Je pourrais évoquer encore la cruauté de Kundera. Ses mises en scène sexuelles. Son regard. Je pourrais montrer pourquoi sa conception « expérimentale » du personnage est la meilleure façon de sortir de l’impasse où nous avait laissés le face à face du roman psychologique et du récit avant-gardiste. Je préfère terminer en rappelant ce que nous devons tous, et aujourd’hui plus que jamais, à sa réflexion déjà ancienne sur l’Europe et son futur. Avez-vous lu L’Occident kidnappé ? Il serait temps. Car tout y est. Le passé de l’Europe asservie. La nature de sa servitude. Le fait que c’est l’Europe en elle que les totalitarismes brimaient — et que c’est cette même Europe, cette « européité » essentielle et nostalgique qui, le jour venu, viendrait à se réveiller. Kundera ne fait pas de politique, mais de la littérature. Est-ce en dépit ou à cause de cela qu’il a non pas, certes, prédit, mais défini par avance la forme de l’événement ? Lui sont redevables à nouveau tous ceux qui, parmi nous, reconnaissent dans ce qui se passe à l’Est une révolte non seulement « en » Europe — mais par et pour cette Europe.

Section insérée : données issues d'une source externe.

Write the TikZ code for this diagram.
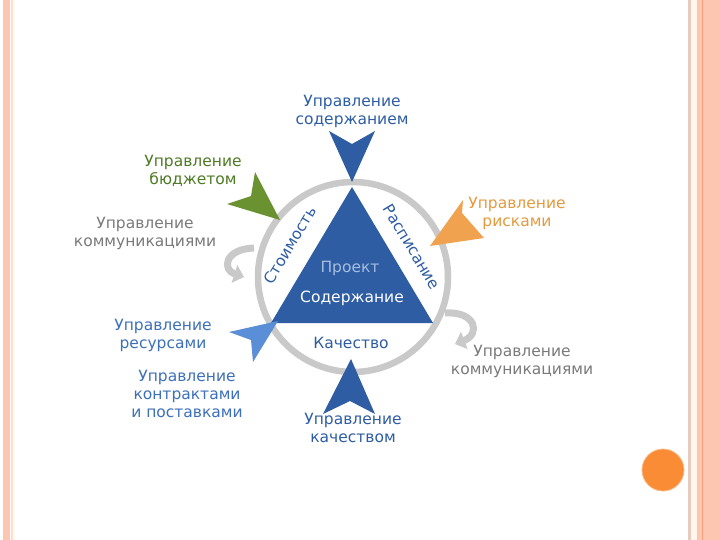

Je précise, à toutes fins utiles, que je ne connais pas Milan Kundera. Je l’ai croisé une fois, il y a huit ou dix ans, à Rome. Et le peu que je sais de lui, le peu que je devine de cette vision du monde dont je disais à l’instant qu’elle est « suspendue par ses romans », me semble bien éloigné de mon propre style et de mes choix. Autant dire que la dette dont je fais ici état, c’est moins à lui que je la dois qu’à ce double qui l’accompagne — pour écrire et signer ses livres.
Article paru dans Le Figaro, 15 janvier 1990.